If we are all going to do right by autistic children, we need to listen to autistic people with first-hand insights about the damage wrought by being mistreated and misunderstood the way ABA and other early interventions do. These are not always easy conversations to have. Consider what autistic disabled advocate Cal Montgomery told me, “We don’t actually know what autism looks like in almost any autistics. We know what autism plus trauma looks like. And with respect to the general idea of what autism is, that mostly comes from white, traumatized, boys and men.” So not only are we mentally scarring autistic children, but we’re not even considering the needs of those who don’t fit a stereotypical autistic profile.
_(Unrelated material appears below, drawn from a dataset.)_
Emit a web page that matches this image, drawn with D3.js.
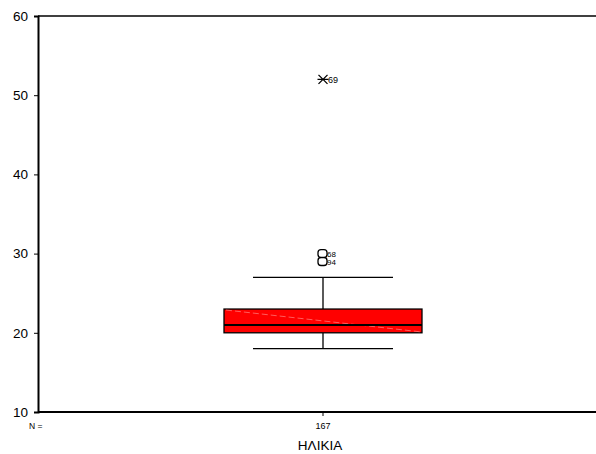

We need to talk to autistic people about the effects early intervention had on them. Since my son doesn’t have those kinds of conversations, I spoke with Grace Trumpower, an autistic pre-med college student. When Grace was a young child, their parents were persuaded to put them in an intervention called sensory exposure therapy, which conditions a person to gradually tolerate distressing stimuli. Grace said it was initially fun, but then got distressing. And the therapists not only intentionally ignored that distress, but hid it from Grace’s parents. Grace said that, ironically, the therapy room was full of therapeutic items like noise-canceling headphones and weighted blankets that actually would have helped them cope—but the therapists’ goal was normalizing their clients, not accommodating them.

If we’re going to have early intervention research do right by autistic people of all intersections, we’re going to need participatory research—research done with autistic people, rather than on autistic people. Participatory research is already a growing movement in social and mental health autism research. It’s time for behavioral autism research to follow suit. And for a timely example, we can learn a lot from pandemic hero Dr. Fauci and his past experience first ignoring and then embracing AIDS activists: Real progress doesn’t come about until you work with the community you’re trying to help.
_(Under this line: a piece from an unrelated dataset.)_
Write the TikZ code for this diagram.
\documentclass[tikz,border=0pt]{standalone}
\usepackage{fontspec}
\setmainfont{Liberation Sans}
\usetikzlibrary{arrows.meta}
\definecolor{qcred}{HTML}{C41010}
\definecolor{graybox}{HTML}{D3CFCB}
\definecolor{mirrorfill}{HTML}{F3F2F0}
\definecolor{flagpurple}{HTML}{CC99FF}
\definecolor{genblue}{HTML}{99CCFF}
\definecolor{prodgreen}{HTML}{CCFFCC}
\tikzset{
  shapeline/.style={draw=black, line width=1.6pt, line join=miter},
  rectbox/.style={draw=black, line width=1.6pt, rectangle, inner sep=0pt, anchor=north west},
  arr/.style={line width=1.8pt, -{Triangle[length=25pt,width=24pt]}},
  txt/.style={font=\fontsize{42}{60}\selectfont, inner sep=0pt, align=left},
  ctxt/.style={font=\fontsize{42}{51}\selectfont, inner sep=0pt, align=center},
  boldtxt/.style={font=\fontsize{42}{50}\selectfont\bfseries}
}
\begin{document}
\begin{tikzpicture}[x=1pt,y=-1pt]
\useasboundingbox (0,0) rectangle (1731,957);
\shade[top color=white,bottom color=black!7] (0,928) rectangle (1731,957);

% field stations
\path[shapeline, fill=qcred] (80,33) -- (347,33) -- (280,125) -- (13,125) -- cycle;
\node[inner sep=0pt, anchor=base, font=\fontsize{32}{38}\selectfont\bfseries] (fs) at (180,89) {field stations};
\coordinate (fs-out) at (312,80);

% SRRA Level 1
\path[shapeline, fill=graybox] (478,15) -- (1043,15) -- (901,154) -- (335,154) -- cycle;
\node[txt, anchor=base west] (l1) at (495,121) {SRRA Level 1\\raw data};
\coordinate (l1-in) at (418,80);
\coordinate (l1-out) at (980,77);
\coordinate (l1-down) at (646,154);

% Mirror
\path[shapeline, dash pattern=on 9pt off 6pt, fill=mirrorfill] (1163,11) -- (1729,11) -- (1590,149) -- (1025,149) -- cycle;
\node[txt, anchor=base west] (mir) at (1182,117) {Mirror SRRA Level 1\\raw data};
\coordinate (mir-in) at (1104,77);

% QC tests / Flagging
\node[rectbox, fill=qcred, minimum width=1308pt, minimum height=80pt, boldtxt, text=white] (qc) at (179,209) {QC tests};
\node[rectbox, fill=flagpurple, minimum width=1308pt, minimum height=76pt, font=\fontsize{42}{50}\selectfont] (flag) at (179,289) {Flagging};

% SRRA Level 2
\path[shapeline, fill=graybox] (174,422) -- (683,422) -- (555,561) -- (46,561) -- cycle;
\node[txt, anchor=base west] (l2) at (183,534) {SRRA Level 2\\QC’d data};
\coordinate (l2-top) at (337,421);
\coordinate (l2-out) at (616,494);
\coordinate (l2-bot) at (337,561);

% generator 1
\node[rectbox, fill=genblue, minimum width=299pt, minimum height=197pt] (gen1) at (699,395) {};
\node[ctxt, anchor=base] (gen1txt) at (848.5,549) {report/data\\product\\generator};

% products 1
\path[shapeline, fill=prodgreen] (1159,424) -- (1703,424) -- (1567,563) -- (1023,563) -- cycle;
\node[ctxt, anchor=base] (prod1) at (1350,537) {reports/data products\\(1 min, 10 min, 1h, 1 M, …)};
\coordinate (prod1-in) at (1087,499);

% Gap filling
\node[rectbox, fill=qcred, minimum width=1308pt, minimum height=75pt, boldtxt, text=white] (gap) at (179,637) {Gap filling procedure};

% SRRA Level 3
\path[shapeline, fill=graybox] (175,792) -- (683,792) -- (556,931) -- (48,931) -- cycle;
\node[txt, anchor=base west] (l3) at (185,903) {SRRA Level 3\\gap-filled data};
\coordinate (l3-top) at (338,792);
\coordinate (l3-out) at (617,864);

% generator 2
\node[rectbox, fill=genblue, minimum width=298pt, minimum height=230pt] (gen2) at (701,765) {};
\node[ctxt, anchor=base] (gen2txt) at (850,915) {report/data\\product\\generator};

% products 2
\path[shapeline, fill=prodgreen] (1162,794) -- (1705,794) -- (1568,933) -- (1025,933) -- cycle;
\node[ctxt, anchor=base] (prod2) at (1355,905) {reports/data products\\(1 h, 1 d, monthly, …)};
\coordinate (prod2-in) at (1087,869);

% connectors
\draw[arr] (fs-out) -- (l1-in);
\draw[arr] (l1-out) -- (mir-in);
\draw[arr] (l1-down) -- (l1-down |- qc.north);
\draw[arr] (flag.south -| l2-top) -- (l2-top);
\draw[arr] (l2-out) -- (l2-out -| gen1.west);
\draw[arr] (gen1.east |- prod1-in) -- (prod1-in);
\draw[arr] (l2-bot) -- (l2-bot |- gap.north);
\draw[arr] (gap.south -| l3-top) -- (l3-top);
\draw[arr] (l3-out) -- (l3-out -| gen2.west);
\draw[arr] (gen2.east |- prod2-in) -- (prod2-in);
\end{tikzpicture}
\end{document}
There are fundamentally flawed assumptions built into ABA practitioners’ and supervisors’ training. Most of these professionals have a sincere desire to help underserved children, which is why it can be difficult for them to comprehend why the philosophies they’ve poured their educational and professional souls into are so flawed. And while I’ve encountered many ABA “techs” who are both undertrained and under-committed (euphemism), some truly wonderful people have not only worked with my son, but taught both of us a lot—despite the questionable framework in which the learning occurred. However if early intervention professionals truly want to serve autistic children, then they need to transition to better ways to guide our autistic kids, ways that don’t crush those children’s spirits and hearts.
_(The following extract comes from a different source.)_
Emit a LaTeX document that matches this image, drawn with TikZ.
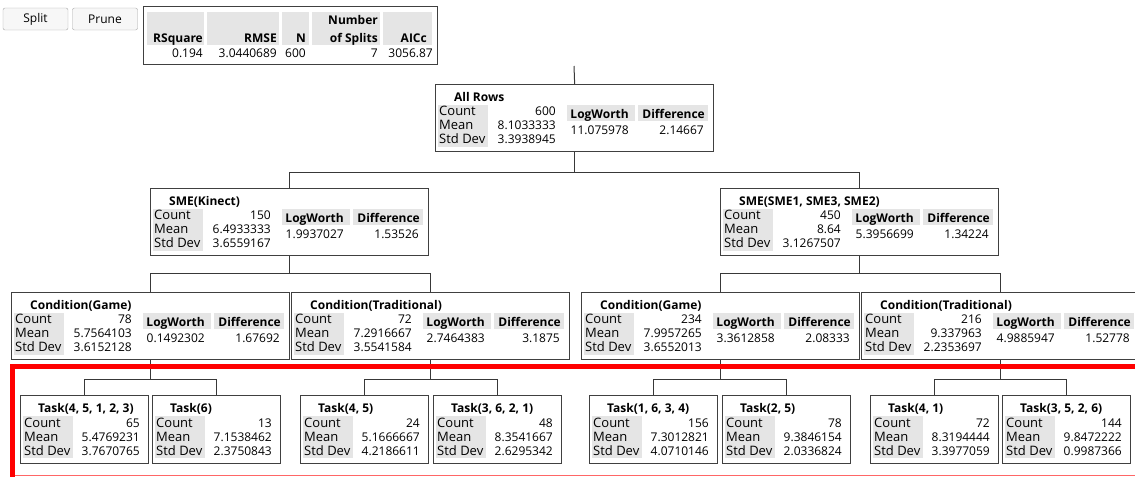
\documentclass[tikz,border=0pt]{standalone}
\usepackage{fontspec}
\setmainfont{Open Sans}
\usetikzlibrary{calc}

\begin{document}
\begin{tikzpicture}[x=1pt,y=-1pt,
    box/.style={draw=boxgray,line width=1.3pt,fill=white,inner sep=0pt,anchor=north west},
    txt/.style={inner sep=0pt,text height=8.6pt,text depth=0pt,font=\fontsize{12}{14}\selectfont},
    lbl/.style={txt,anchor=west,font=\fontsize{13}{15}\selectfont},
    val/.style={txt,anchor=east},
    ttl/.style={txt,anchor=west,font=\fontsize{12}{14}\selectfont\bfseries},
    hdr/.style={txt,anchor=east,font=\fontsize{12}{14}\selectfont\bfseries},
    btn/.style={draw=black!35,fill=black!3,rounded corners=2pt,minimum width=65pt,
        minimum height=22pt,inner sep=0pt,font=\fontsize{12}{14}\selectfont},
    link/.style={draw=linkgray,line width=1pt}]

    \colorlet{boxgray}{black!75}
    \colorlet{cellgray}{black!10}
    \colorlet{linkgray}{black!78}

    \useasboundingbox (0,0) rectangle (1135,477);

    % buttons and fit summary
    \node[btn] (split) at (35.5,19) {Split};
    \node[btn] (prune) at (105,19) {Prune};

    \node[box,minimum width=294pt,minimum height=58pt] (fit) at (143,6) {};
    \foreach \a/\b in {147/204,207/279,282/309,312/380,383/432}
        \fill[cellgray] (\a,12) rectangle (\b,45);
    \node[hdr] (fit-h1) at (203,38) {RSquare};
    \node[hdr] (fit-h2) at (277,38) {RMSE};
    \node[hdr] (fit-h3) at (306,38) {N};
    \node[hdr] (fit-h4a) at (378,20) {Number};
    \node[hdr] (fit-h4b) at (378,38) {of Splits};
    \node[hdr] (fit-h5) at (427,38) {AICc};
    \node[val] (fit-v1) at (203,53) {0.194};
    \node[val] (fit-v2) at (277,53) {3.0440689};
    \node[val] (fit-v3) at (306,53) {600};
    \node[val] (fit-v4) at (378,53) {7};
    \node[val] (fit-v5) at (433,53) {3056.87};

    % split nodes
    \foreach \n/\x/\y/\ttl/\cnt/\mn/\sd/\lw/\df in {
        root/435/84/All Rows/600/8.1033333/3.3938945/11.075978/2.14667,
        sk/150/188/SME(Kinect)/150/6.4933333/3.6559167/1.9937027/1.53526,
        ss/720/188/{SME(SME1, SME3, SME2)}/450/8.64/3.1267507/5.3956699/1.34224,
        gk/11/292/Condition(Game)/78/5.7564103/3.6152128/0.1492302/1.67692,
        tk/291/292/Condition(Traditional)/72/7.2916667/3.5541584/2.7464383/3.1875,
        gs/581/292/Condition(Game)/234/7.9957265/3.6552013/3.3612858/2.08333,
        ts/861/292/Condition(Traditional)/216/9.337963/2.2353697/4.9885947/1.52778}
    {
        \node[box,minimum width=278pt,minimum height=67pt] (\n) at (\x,\y) {};
        \fill[cellgray] ($(\n.north west)+(3,21)$) rectangle ++(50,42);
        \fill[cellgray] ($(\n.north west)+(132,21)$) rectangle ++(68,16);
        \fill[cellgray] ($(\n.north west)+(203,21)$) rectangle ++(70,16);
        \node[ttl] (\n-t) at ($(\n.north west)+(19,13)$) {\ttl};
        \node[lbl] (\n-cl) at ($(\n.north west)+(4,27)$) {Count};
        \node[lbl] (\n-ml) at ($(\n.north west)+(4,41)$) {Mean};
        \node[lbl] (\n-sl) at ($(\n.north west)+(4,55)$) {Std Dev};
        \node[val] (\n-cv) at ($(\n.north west)+(121,27)$) {\cnt};
        \node[val] (\n-mv) at ($(\n.north west)+(121,41)$) {\mn};
        \node[val] (\n-sv) at ($(\n.north west)+(121,55)$) {\sd};
        \node[hdr] (\n-lh) at ($(\n.north west)+(194,30)$) {LogWorth};
        \node[hdr] (\n-dh) at ($(\n.north west)+(270,30)$) {Difference};
        \node[val] (\n-lv) at ($(\n.north west)+(194,46)$) {\lw};
        \node[val] (\n-dv) at ($(\n.north west)+(269,46)$) {\df};
    }

    % leaves
    \foreach \n/\x/\ttl/\cnt/\mn/\sd in {
        la/20/{Task(4, 5, 1, 2, 3)}/65/5.4769231/3.7670765,
        lb/152/Task(6)/13/7.1538462/2.3750843,
        lc/300/{Task(4, 5)}/24/5.1666667/4.2186611,
        ld/433/{Task(3, 6, 2, 1)}/48/8.3541667/2.6295342,
        le/589/{Task(1, 6, 3, 4)}/156/7.3012821/4.0710146,
        lf/722/{Task(2, 5)}/78/9.3846154/2.0336824,
        lg/870/{Task(4, 1)}/72/8.3194444/3.3977059,
        lh/1002/{Task(3, 5, 2, 6)}/144/9.8472222/0.9987366}
    {
        \node[box,minimum width=128pt,minimum height=68pt] (\n) at (\x,395) {};
        \fill[cellgray] ($(\n.north west)+(3,21)$) rectangle ++(50,42);
        \node[ttl] (\n-t) at ($(\n.north west)+(18,13)$) {\ttl};
        \node[lbl] (\n-cl) at ($(\n.north west)+(4,28)$) {Count};
        \node[lbl] (\n-ml) at ($(\n.north west)+(4,42)$) {Mean};
        \node[lbl] (\n-sl) at ($(\n.north west)+(4,56)$) {Std Dev};
        \node[val] (\n-cv) at ($(\n.north west)+(120,28)$) {\cnt};
        \node[val] (\n-mv) at ($(\n.north west)+(120,42)$) {\mn};
        \node[val] (\n-sv) at ($(\n.north west)+(120,56)$) {\sd};
    }

    % tree links
    \coordinate (stub) at (574,66);
    \draw[link] (stub) -- (root.north);
    \foreach \p/\a/\b/\d in {root/sk/ss/20, sk/gk/tk/17, ss/gs/ts/17,
        gk/la/lb/19, tk/lc/ld/19, gs/le/lf/19, ts/lg/lh/19}
    {
        \draw[link] (\p.south) -- ++(0,\d) -| (\a.north);
        \draw[link] (\p.south) -- ++(0,\d) -| (\b.north);
    }

    % highlight
    \draw[red,line width=1pt,opacity=.6] (12,475) -- (1145,475);
    \draw[red,line width=5pt] (1145,366) -- (12.5,366) -- (12.5,477);

\end{tikzpicture}
\end{document}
I can’t undo the years my son spent in ABA therapy, but I am also now upfront with anyone who works with him about exactly why I do not allow ABA-type approaches. I let them know they may not demand eye contact, quiet hands, or sitting at a table for intolerable stretches. He may not do pointless busywork drills. His communication and requests and boundaries must be respected. He will set his own visual schedule, and gets breaks when he needs them. Due to this shift, he now trusts the adults in his life to listen to him, and have his back. He is, without a doubt, a happier person now.

If we want autistic children to have the kind of lives they deserve, then professionals need to stop promoting stress-triggering ABA and early intervention therapies that encourage parents to see their child as broken and incapable of learning any other way, and instead help parents learn best practices for supporting and accommodating autistic children. Until this happens, generations of our community’s kids will grow up believing that how they react to the world is wrong, rather than different. As autistic writer Finn Gardiner tells it, “I had a bunch of stims trained out of me and my speech therapist was always giving me rewards for eye contact and ‘quiet hands.’ It took me until I was an adult to be comfortable with visible stims again.”